Michelangelo's great masterpiece, from Creation to Last Judgment was unveiled on All Saints Day of 1541. I think of this great masterpiece on All Saints Day 1996 in all of its vivid brightness as but a shadow of God's own creation of the human soul leading through faith to an appreciation of God himself. And how grateful I am for my Catholic faith: faith that makes it possible for me, for the me that I so often hate with such good cause, for so many sins of commission and omission, so much that is repulsive in one who is supposed to be a "man of God" and a leader of others, it is possible for me to be a saint.


What a marvel, what a mystery, what a joy that to be a saint is never more than a step away, a step into the Sacrament of Penance, a step into total reconciliation, into perfect sanctity. And if that is possible for me, is it not wonderfully possible for millions who are immeasurably better than I, even though many think they are far worse?


Just as with the saints, God constantly offers his grace to us. And grace seldom comes in a form we might welcome. It demands the abandonment of every security to which we cling. Grace rarely comes in the shape of a gentle invitation to change. More often than not it appears in the form of an assault - something we are at first tempted to flee. That was the prophetic experience of Jonah and Jeremiah. Receiving God's grace is more like being hit in the head with a book and called a warthog from hell, Ruby Turpin's disconcerting experience in Flannery O'Connor's story, Revelation. Grace takes on as many forms as there are people and times and human events.


Grace cannot always be "nice". Sometimes only in harshness can it heal. O'Connor tried to explain this to those readers (including her own mother) who thought she ought to write pleasant things that people would like. O'Connor despaired of the idea that good Christian stories should offer instant uplift, happy endings and easy transitions that leave the reader undisturbed and feeling good. Is that not the same with our spiritual lives?


The saints teach us that the spiritual life is seldom a matter of painless, uninterrupted growth. And sometimes we do not have a very sharp eye for the almost imperceptible intrusions of grace because God's grace bursts forth from absurd sources. Sometimes we have to reconsider the way we have come to picture God. God does not replace personality. He works through it. Grace takes on a thousand different faces, but the unifying element for the saints, for us is a generous loving God who created the world, sent the gift of himself in Jesus and who continues to be present and active through the Holy Spirit.


O'Connor wrote, "To the hard of hearing you shout and for the almost-blind you draw large and startling figures." Repeatedly with the saints we discover men and women dealing with a God who makes himself accessible in pathos and tears. God is never what Peter, Augustine, Martha or Teresa expect. This is God as mystery.
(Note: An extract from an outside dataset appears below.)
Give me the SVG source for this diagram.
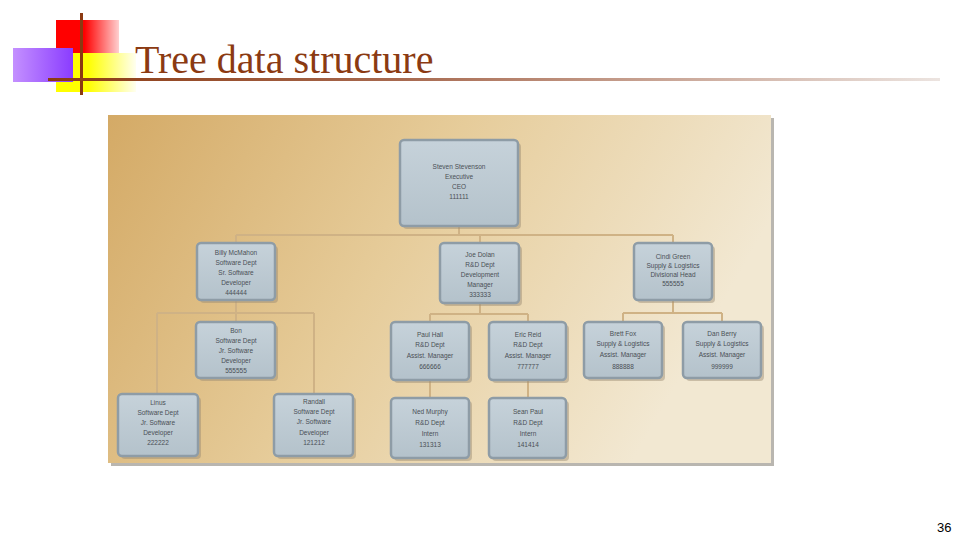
<svg xmlns="http://www.w3.org/2000/svg" width="960" height="540" viewBox="0 0 960 540">
<defs>
<linearGradient id="gRed" x1="0" y1="0" x2="1" y2="0"><stop offset="0" stop-color="#ff0000"/><stop offset="0.45" stop-color="#ff0000"/><stop offset="1" stop-color="#ffd0d0"/></linearGradient>
<linearGradient id="gYel" x1="0" y1="0" x2="1" y2="0"><stop offset="0" stop-color="#ffff00"/><stop offset="0.4" stop-color="#ffff00"/><stop offset="1" stop-color="#fffff0"/></linearGradient>
<linearGradient id="gPur" x1="0" y1="0" x2="1" y2="0"><stop offset="0" stop-color="#c490ff"/><stop offset="1" stop-color="#8a3cff"/></linearGradient>
<linearGradient id="gLine" x1="0" y1="0" x2="1" y2="0"><stop offset="0" stop-color="#8b3a12"/><stop offset="0.4" stop-color="#a86a50"/><stop offset="1" stop-color="#ece4e0"/></linearGradient>
<linearGradient id="gBg" x1="0" y1="0" x2="1" y2="0.3"><stop offset="0" stop-color="#d4aa66"/><stop offset="0.5" stop-color="#e6cc9a"/><stop offset="1" stop-color="#f2e8d2"/></linearGradient>
<linearGradient id="gNode" x1="0" y1="0" x2="0" y2="1"><stop offset="0" stop-color="#c6d2da"/><stop offset="1" stop-color="#b4c2cb"/></linearGradient>
<style>
.title{font-family:"Liberation Serif","Times New Roman",serif;font-size:40px;fill:#8b3a12}
.pg{font-family:"Liberation Sans",Arial,sans-serif;font-size:13px;fill:#000}
.box{fill:url(#gNode);stroke:#8e9ca6;stroke-width:2.5}
.sh{fill:#9a8a70;opacity:0.45}
.t{font-family:"Liberation Sans",Arial,sans-serif;font-size:6.5px;fill:#4a4f55;text-anchor:middle}
.c{stroke:#cfb285;stroke-width:2;fill:none}
</style>
</defs>
<rect width="960" height="540" fill="#ffffff"/>
<!-- header decoration -->
<rect x="56" y="20" width="63" height="34" fill="url(#gRed)"/>
<rect x="56" y="53" width="80" height="39" fill="url(#gYel)"/>
<rect x="13" y="48" width="60" height="34" fill="url(#gPur)"/>
<rect x="80" y="13" width="3" height="82" fill="#8b3a12"/>
<rect x="48" y="78" width="892" height="3" fill="url(#gLine)"/>
<text class="title" x="135" y="73">Tree data structure</text>
<text class="pg" x="937" y="532">36</text>
<!-- picture background -->
<rect x="111" y="118" width="663" height="348" fill="#8a857c" opacity="0.6"/>
<rect x="108" y="115" width="663" height="348" fill="url(#gBg)"/>
<g id="connectors">
<path class="c" d="M459 226V235M236 235H673M236 235V243M480 235V243M673 235V243"/>
<path class="c" d="M236 300V313M157 313H314M157 313V394M236 313V322M314 313V394"/>
<path class="c" d="M480 303V314M430 314H528M430 314V322M528 314V322"/>
<path class="c" d="M673 300V313M623 313H722M623 313V322M722 313V322"/>
<path class="c" d="M430 380V398M528 380V398"/>
</g>
<g id="ceo"><rect class="sh" x="403" y="143" width="118" height="86" rx="4"/><rect class="box" x="400" y="140" width="118" height="86" rx="4"/>
<text class="t" x="459" y="169">Steven Stevenson</text><text class="t" x="459" y="179">Executive</text><text class="t" x="459" y="189">CEO</text><text class="t" x="459" y="199">111111</text></g>
<g id="billy"><rect class="sh" x="200" y="246" width="78" height="57" rx="4"/><rect class="box" x="197" y="243" width="78" height="57" rx="4"/>
<text class="t" x="236" y="255">Billy McMahon</text><text class="t" x="236" y="265">Software Dept</text><text class="t" x="236" y="275">Sr. Software</text><text class="t" x="236" y="285">Developer</text><text class="t" x="236" y="295">444444</text></g>
<g id="joe"><rect class="sh" x="443" y="246" width="79" height="60" rx="4"/><rect class="box" x="440" y="243" width="79" height="60" rx="4"/>
<text class="t" x="480" y="257">Joe Dolan</text><text class="t" x="480" y="267">R&amp;D Dept</text><text class="t" x="480" y="277">Development</text><text class="t" x="480" y="287">Manager</text><text class="t" x="480" y="297">333333</text></g>
<g id="cindi"><rect class="sh" x="637" y="246" width="78" height="57" rx="4"/><rect class="box" x="634" y="243" width="78" height="57" rx="4"/>
<text class="t" x="673" y="259">Cindi Green</text><text class="t" x="673" y="268">Supply &amp; Logistics</text><text class="t" x="673" y="277">Divisional Head</text><text class="t" x="673" y="286">555555</text></g>
<g id="bon"><rect class="sh" x="199" y="325" width="79" height="56" rx="4"/><rect class="box" x="196" y="322" width="79" height="56" rx="4"/>
<text class="t" x="236" y="333">Bon</text><text class="t" x="236" y="343">Software Dept</text><text class="t" x="236" y="353">Jr. Software</text><text class="t" x="236" y="363">Developer</text><text class="t" x="236" y="373">555555</text></g>
<g id="paul"><rect class="sh" x="394" y="325" width="78" height="58" rx="4"/><rect class="box" x="391" y="322" width="78" height="58" rx="4"/>
<text class="t" x="430" y="337">Paul Hall</text><text class="t" x="430" y="347">R&amp;D Dept</text><text class="t" x="430" y="358">Assist. Manager</text><text class="t" x="430" y="369">666666</text></g>
<g id="eric"><rect class="sh" x="492" y="325" width="77" height="58" rx="4"/><rect class="box" x="489" y="322" width="77" height="58" rx="4"/>
<text class="t" x="528" y="337">Eric Reid</text><text class="t" x="528" y="347">R&amp;D Dept</text><text class="t" x="528" y="358">Assist. Manager</text><text class="t" x="528" y="369">777777</text></g>
<g id="brett"><rect class="sh" x="587" y="325" width="78" height="56" rx="4"/><rect class="box" x="584" y="322" width="78" height="56" rx="4"/>
<text class="t" x="623" y="336">Brett Fox</text><text class="t" x="623" y="346">Supply &amp; Logistics</text><text class="t" x="623" y="357">Assist. Manager</text><text class="t" x="623" y="369">888888</text></g>
<g id="dan"><rect class="sh" x="686" y="325" width="78" height="56" rx="4"/><rect class="box" x="683" y="322" width="78" height="56" rx="4"/>
<text class="t" x="722" y="336">Dan Berry</text><text class="t" x="722" y="346">Supply &amp; Logistics</text><text class="t" x="722" y="357">Assist. Manager</text><text class="t" x="722" y="369">999999</text></g>
<g id="linus"><rect class="sh" x="121" y="397" width="80" height="62" rx="4"/><rect class="box" x="118" y="394" width="80" height="62" rx="4"/>
<text class="t" x="158" y="405">Linus</text><text class="t" x="158" y="415">Software Dept</text><text class="t" x="158" y="425">Jr. Software</text><text class="t" x="158" y="435">Developer</text><text class="t" x="158" y="445">222222</text></g>
<g id="randall"><rect class="sh" x="277" y="397" width="79" height="62" rx="4"/><rect class="box" x="274" y="394" width="79" height="62" rx="4"/>
<text class="t" x="314" y="404">Randall</text><text class="t" x="314" y="414">Software Dept</text><text class="t" x="314" y="424">Jr. Software</text><text class="t" x="314" y="435">Developer</text><text class="t" x="314" y="445">121212</text></g>
<g id="ned"><rect class="sh" x="394" y="401" width="78" height="60" rx="4"/><rect class="box" x="391" y="398" width="78" height="60" rx="4"/>
<text class="t" x="430" y="414">Ned Murphy</text><text class="t" x="430" y="425">R&amp;D Dept</text><text class="t" x="430" y="436">Intern</text><text class="t" x="430" y="447">131313</text></g>
<g id="sean"><rect class="sh" x="492" y="401" width="77" height="60" rx="4"/><rect class="box" x="489" y="398" width="77" height="60" rx="4"/>
<text class="t" x="528" y="414">Sean Paul</text><text class="t" x="528" y="425">R&amp;D Dept</text><text class="t" x="528" y="436">Intern</text><text class="t" x="528" y="447">141414</text></g>
</svg>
On this Feast of All Saints, we remember that grace is thanks, grace is assault, grace is real, grace brings us to sainthood." (Quoted text by Fr. Michael F. Dogali, appearing in "Spirituality For Today" ©1996 by Clemons Productions Inc. and the Diocese of Bridgeport. Used with permission)


On November 2nd, we celebrate All Souls Day. "The theological basis for the feast is the doctrine that the souls which, on departing from the body, are not perfectly cleansed from venial sins, or have not fully atoned for past transgressions, are debarred from the Beatific Vision, and that the faithful on earth can help them by prayers, alms, deeds and especially by the sacrifice of the Mass."
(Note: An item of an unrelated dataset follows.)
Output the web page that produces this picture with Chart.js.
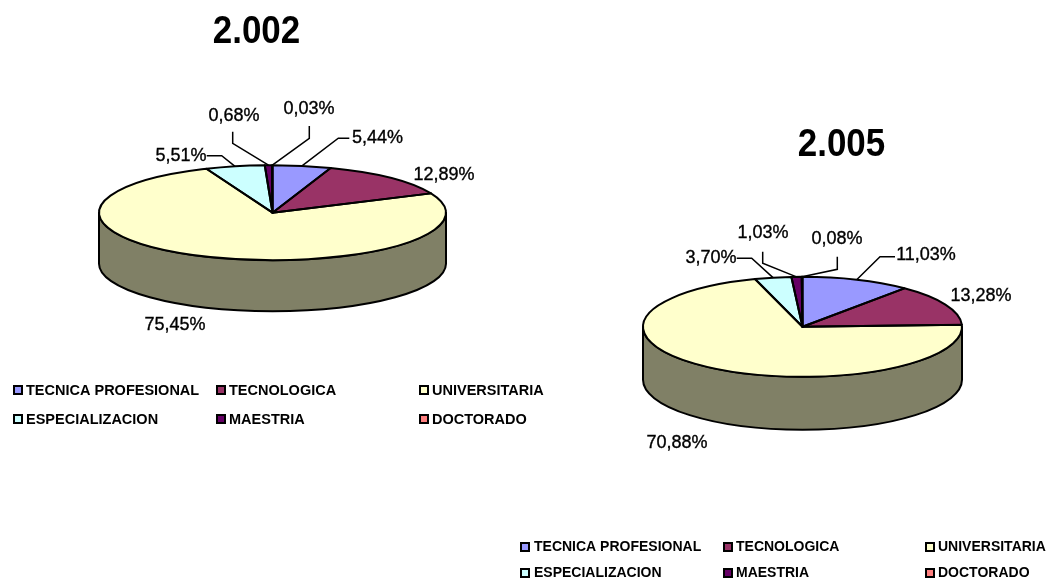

"In the early days of Christianity the names of the departed brethren were entered in the diptychs. Later, in the sixth century, it was customary in Benedictine monasteries to hold a commemoration of the deceased members at Whitsuntide. In Spain there was such a day on Saturday before Sexagesima or before Pentecost, at the time of St. Isidore (d. 636). In Germany there existed (according to the testimony of Widukind, Abbot of Corvey, c. 980) a time-honored ceremony of praying to the dead on 1 October. This was accepted and sanctified by the Church. St. Odilo of Cluny (d. 1048) ordered the commemoration of all the faithful departed to he held annually in the monasteries of his congregation. Thence it spread among the other congregations of the Benedictines and among the Carthusians. Of the dioceses, Liège was the first to adopt it under Bishop Notger (d. 1008). It is then found in the martyrology of St. Protadius of Besançon (1053-66). Bishop Otricus (1120-25) introduced it into Milan for the 15 October. In Spain, Portugal, and Latin America, priests on this day say three Masses. A similar concession for the entire world was asked of Pope Leo XIII. He would not grant the favor but ordered a special Requiem on Sunday, 30 September, 1888.


In the Greek Rite this commemoration is held on the eve of Sexagesima Sunday, or on the eve of Pentecost. The Armenians celebrate the passover of the dead on the day after Easter." (Catholic Encyclopedia on-line ed. © 2003 by K. Knight)

 


For a long time now, All Souls Day is celebrated on the day following All Saints Day. And that makes sense. The Souls in Purgatory are going to Heaven, they are being prepared for the Beatific Vision, to see God the Father, the Son and the Holy Spirit in their full glory along with all those already there. There are many people in Heaven, not only those Beatified or Canonized by the Church, those are just the souls we know about through miracles that have occurred that have proven to us that he or she is a Saint or Blessed in Heaven. To those we can ask for intercession to help us pray and to have our favor granted. Many times people ask others to pray with them, and certainly, this is good to involve your brother or sister in Christ in asking for something. But all to often we forget that a tremendous cadre of Saints and Blesseds and many other holy people are in Heaven, ready and waiting to help us when we but ask.